[Parce que les fleurs, c'est périssable.]
"Il a dit que tu n'étais pas obligée de venir, qu'un coup de fil suffirait."
Ouais. Non. Paris n'excuse pas tout.
Je peux supporter 3h de train dans une journée.
Et puis, il y a quelques années, quand c'est moi qui me suis réveillée la tête éthérée et l'estomac lourd, dans une chambre d'hôpital, c'est lui qui était là.
Je parcours les rayons en me disant que je ne rentre plus en Normandie que pour les enterrements.
Et ce genre d'évènements aussi réjouissants, donc.
Puis je le vois, lui, là-haut sur la photo. Je me dis : ok je le prends.
Parce que qu'est-ce que je vais bien pouvoir lui dire ? Qu'est-ce que je vais bien pouvoir faire ?
Je ne sais pas ce qu'il aura le droit de manger. Je ne sais pas s'il sera en état de lire quoi que ce soit.
Ce que je sais, c'est que dans les trucs que je ne peux pas lui dire, il y a ce que je pense de lui, de sa vie.
Le fait que devenir lui soit une de mes plus grandes angoisses.
Dans ce que je ne peux pas lui dire, il y a : "Je sais ce que c'est, la solitude. La solitude si intense qu'elle brise tout et pèse de tout son poids sur la cage thoracique. Je sais ce que c'est. Je l'ai été, je le serai très bientôt, je le suis par intermittence, même maintenant.".
La dernière fois que nous avons eu une conversation, j'ai frémi, parce que lui aussi s'était extirpé du marécage de là d'où nous venons. Lui aussi avait eu une vie urbaine, un appart', des amis, un boulot et des virées dans des caves à vin à pas d'heure.
Et puis un jour, tout s'arrête. On rentre. Case départ. On devient la blague. Celui qu'on pose là. Qui rend des services. Celui à qui on ne sait pas quoi offrir à noël.
Celui sur la vie intime duquel on se pose toutes les questions.
Je suis son équivalent désigné dans la nouvelle génération. Parce que je suis l'éternelle célibataire, moi aussi.

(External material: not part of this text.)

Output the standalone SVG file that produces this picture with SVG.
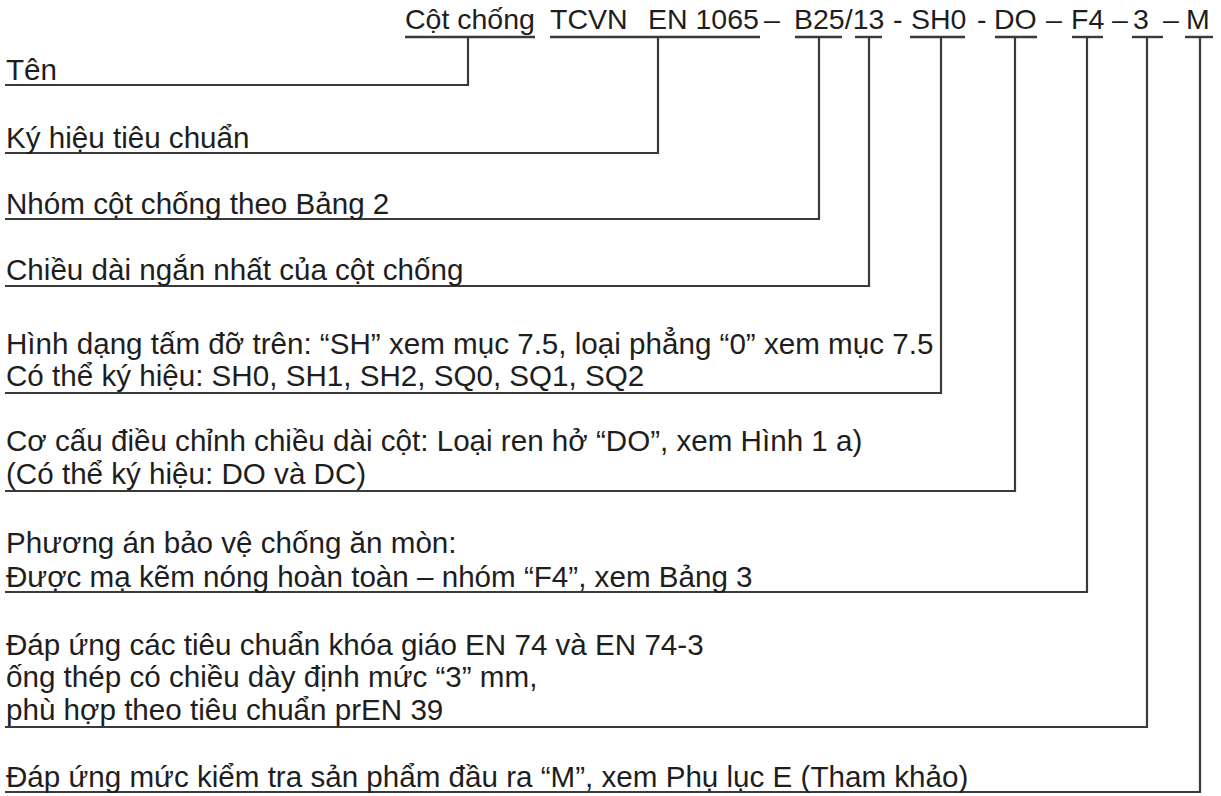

Je pense qu'il s'en est aperçu et que c'est pour ça qu'il est le seul à prendre ma défense quand on m'attaque, rôle jusqu'ici dédié à l'irremplaçable Mémé.
Récemment, on a essayé de m'attirer du côté clair de la force, du côté de l'optimisme et de la certitude que la vie était belle. Une peine perdue qui était jolie à voir. Un peu comme quand mon chat essaye de manger une lampe, en fait. Je suis le témoin privilégié de trop d'acharnement du sort pour croire un seul mot des foutaises sur le bonheur à portée de main.
Se lever tôt, quitter le chat, s'engouffrer gare Saint-Lazare avec l'ours-sans-nom sous le bras, défroncer ses sourcils quand un passant prendra ma grise mine pour une désapprobation de ma part. Peut-être un espresso avant d'embarquer.
Le paysage défilera. Ma tête contre la vitre. Les écouteurs sur les oreilles.
On mourra tous un jour et, au moins, quand mon tour viendra, ça ne sera pas à moi d'écrire de discours.